THE LONDON SOUND Survey’s sound grid came to an end last week after more than a year of intermittent work. The grid involved plotting a series of regularly-spaced but otherwise arbitrary points on a map of London, then going to wherever they happened to fall and recording what was there.
The last few points on the grid have proved unreachable, and going about everywhere on foot has its drawbacks. What look like quiet country lanes on the map turn out to be high-speed luges for glossy black Range Rovers to hurtle along. After having to leap twice into hedgerows to avoid being hit, I’ve come to think of them as off-limits to pedestrians. Hardly ‘The Hay Wain’ is it? But those missing grid points all land in fields, so it’s not too hard to imagine what sort of sounds you’d have heard.

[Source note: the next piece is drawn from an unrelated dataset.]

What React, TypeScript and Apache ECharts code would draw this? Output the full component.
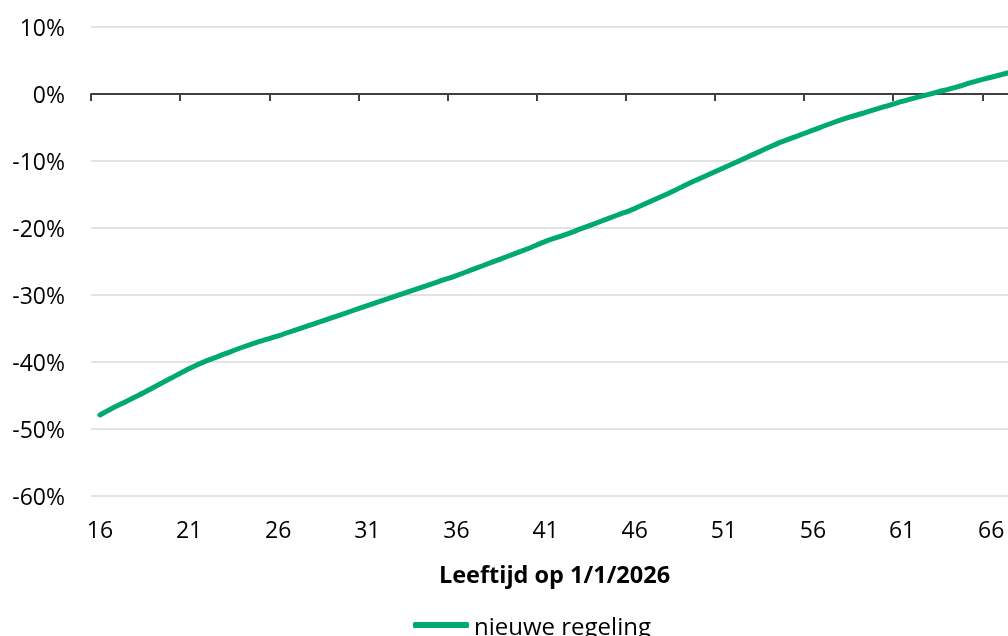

Otherwise it’s been enjoyable making the grid recordings. A few fences and walls had to be scrambled over to get onto golf courses and the grounds of a fishing lake, and the mic windshield with its furry cover often proved a good way of getting talking to all sorts of people, from fairground showmen to suburban householders.
Although the grid is a very low-resolution map indeed, the results aren’t completely random. Ring-necked parakeets are shown in the areas of south-west London they’ve inhabited the longest, and parts of the main aeroplane flight paths can be seen. (Some of the plane symbols over north-west and south-east London are for light aircraft flying from the aerodromes at Northolt and Biggin Hill.) You can see the signature of traffic on the North Circular and the A12, and well-off neighbourhoods in north London have more sounds of building and house renovation work.
As for what’s a typical London sound, have a listen and decide for yourself.